Uganda’s Coffee Industry Faces Crisis as EU Rules and Government Reforms Collide
Civil Society Organizations (CSOs) in Uganda have issued a stark warning: urgent action is needed to protect 1.8 million coffee farmers from losing access to European markets. With just 239 days left before the European Union’s Deforestation Regulation (EUDR) takes effect, Uganda’s readiness remains in question—particularly after the dissolution of the Uganda Coffee Development Authority (UCDA).
In line with the government’s Rationalization of Agencies policy (RAPEX), the UCDA has been downgraded from a semi-autonomous body to a department within the Ministry of Agriculture, Animal Industry, and Fisheries (MAAIF). While the move was aimed at improving efficiency, CSOs argue that the sudden change lacks public engagement and threatens the momentum Uganda has built in the coffee sector.
EUDR Compliance Deadline Looms
The EU Deforestation Regulation will ban products linked to deforested land, and Uganda’s coffee—60% of which is exported to Europe—is at risk. The regulation demands strict traceability and deforestation-free guarantees. Failure to comply could cost the country an estimated $1.14 billion annually.
“Without a clear transition strategy, farmer-level awareness, and institutional readiness, Uganda risks being shut out of its largest coffee market,” said Food Rights Alliance (FRA) on behalf of concerned CSOs during a recent workshop in Kampala.
Farmers Left in the Dark
The CSOs criticized the lack of clarity around MAAIF’s takeover of UCDA’s responsibilities, especially in overseeing compliance with EU standards. They fear that if MAAIF doesn’t maintain UCDA’s leadership in EUDR coordination—such as farmer registration and supply chain tracking—Uganda may fall behind.
Coffee remains Uganda’s top cash crop, supporting over 1.7 million households and generating about 30% of the country’s foreign exchange. Under UCDA, production rose from 2.7 million to 7.7 million bags in just a decade. CSOs fear these gains may be lost if the transition weakens sectoral focus.
Civil Society’s Call to Action
CSOs are urging multiple government arms to act:
- Ministry of Trade: Diversify Uganda’s coffee markets beyond the EU and support women-led coffee businesses with finance and export tools.
- Ministry of Finance: Fast-track funding for the national traceability system and offer accessible financial products like concessional loans and coffee bonds.
- Parliament: Monitor MAAIF’s performance closely, secure gender equity in coffee cooperatives, and support research and extension services.

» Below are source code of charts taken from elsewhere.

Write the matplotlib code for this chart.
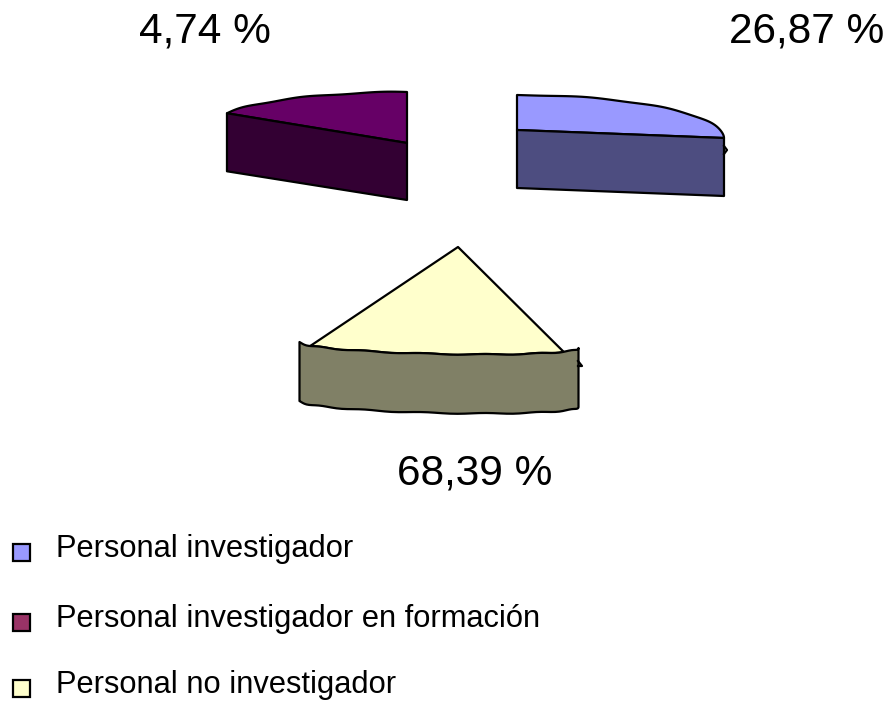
import numpy as np
import matplotlib.pyplot as plt
from matplotlib.patches import Polygon, Rectangle

plt.rcParams['font.family'] = ['Liberation Sans', 'DejaVu Sans']

categories = ['Personal investigador', 'Personal investigador en formación', 'Personal no investigador']
shares = [26.87, 4.74, 68.39]

top_colors = ['#9999FF', '#660066', '#FFFFCC']
wall_colors = ['#4D4D80', '#330033', '#808066']
legend_colors = ['#9999FF', '#993366', '#FFFFCC']

depth = 58
label_pos = [(807, 32), (205, 32), (475, 474)]
legend_y = [552, 622, 688]
legend_text_y = [549, 619, 685]


def rim(cx, cy, rx, ry, tilt, start, stop, wobble=0.0):
    # flattened pie rim, angle in degrees from straight up
    t = np.radians(np.linspace(start, stop, 60))
    x = cx + rx * np.sin(t)
    y = cy - ry * np.cos(t) + tilt * np.sin(t) + wobble * np.sin(t * 14)
    return np.column_stack([x, y])


def add_poly(ax, pts, color):
    ax.add_patch(Polygon(pts, closed=True, facecolor=color, edgecolor='black', linewidth=1.6, joinstyle='round'))


fig = plt.figure(figsize=(8.89, 7.01), dpi=100)
ax = fig.add_axes([0, 0, 1, 1])
ax.set_xlim(0, 889)
ax.set_ylim(701, 0)
ax.axis('off')

# blue slice
blue_apex = np.array([[517, 130]])
blue_rim = rim(517, 138, 207, 43, 0, 0, 90, wobble=0.4)
add_poly(ax, np.vstack([blue_apex, blue_rim]), top_colors[0])
blue_wall = np.vstack([blue_apex, blue_rim[-1:], blue_rim[-1:] + [0, depth], blue_apex + [0, depth]])
add_poly(ax, blue_wall, wall_colors[0])
ax.plot([724, 727, 724], [146, 150, 154], color='black', lw=1.6)

# purple slice
purple_apex = np.array([[407, 143]])
purple_rim = rim(407, 126, 195, 34, 0, 0, -67.4, wobble=0.5)
add_poly(ax, np.vstack([purple_apex, purple_rim]), top_colors[1])
purple_wall = np.vstack([purple_apex, purple_rim[-1:], purple_rim[-1:] + [0, depth], purple_apex + [0, depth - 1]])
add_poly(ax, purple_wall, wall_colors[1])

# yellow slice, rim bulges towards the viewer
yellow_apex = np.array([[458, 247]])
yellow_top = rim(439, 345, 140, -9, 3, -67, 63, wobble=0.5)
add_poly(ax, np.vstack([yellow_apex, yellow_top]), top_colors[2])
yellow_rim = rim(439, 345, 139.5, -9, 3, -90, 90, wobble=0.5)
yellow_wall = np.vstack([yellow_rim, yellow_rim[::-1] + [0, depth + 1]])
add_poly(ax, yellow_wall, wall_colors[2])
ax.plot([578, 582, 578], [361, 366, 366], color='black', lw=1.6)

for share, (x, y) in zip(shares, label_pos):
    label = f'{share:.2f} %'.replace('.', ',')
    ax.text(x, y, label, fontsize=30.5, ha='center', va='center', color='black')

for name, color, y, ty in zip(categories, legend_colors, legend_y, legend_text_y):
    ax.add_patch(Rectangle((13, y - 8), 17, 17, facecolor=color, edgecolor='black', linewidth=1.6))
    ax.text(56, ty, name, fontsize=22.2, ha='left', va='center', color='black')

fig.savefig('out.png', dpi=100)
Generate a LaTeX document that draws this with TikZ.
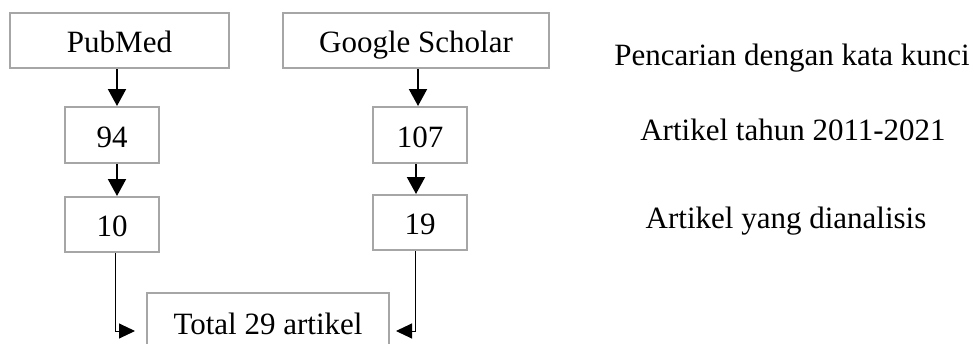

- MAAIF: Ensure a smooth takeover of UCDA roles, continue EUDR preparations, and enhance gender-targeted agricultural support.
Empowering Women Farmers
Women in coffee are especially vulnerable. CSOs are rallying them to unite in cooperatives, adopt climate-smart practices, and stay involved in decision-making processes that shape the future of the coffee industry.
The Clock is Ticking
With the EU deadline fast approaching and sector reforms underway, Uganda stands at a crossroads. How it navigates this moment will determine whether its coffee sector thrives—or falters.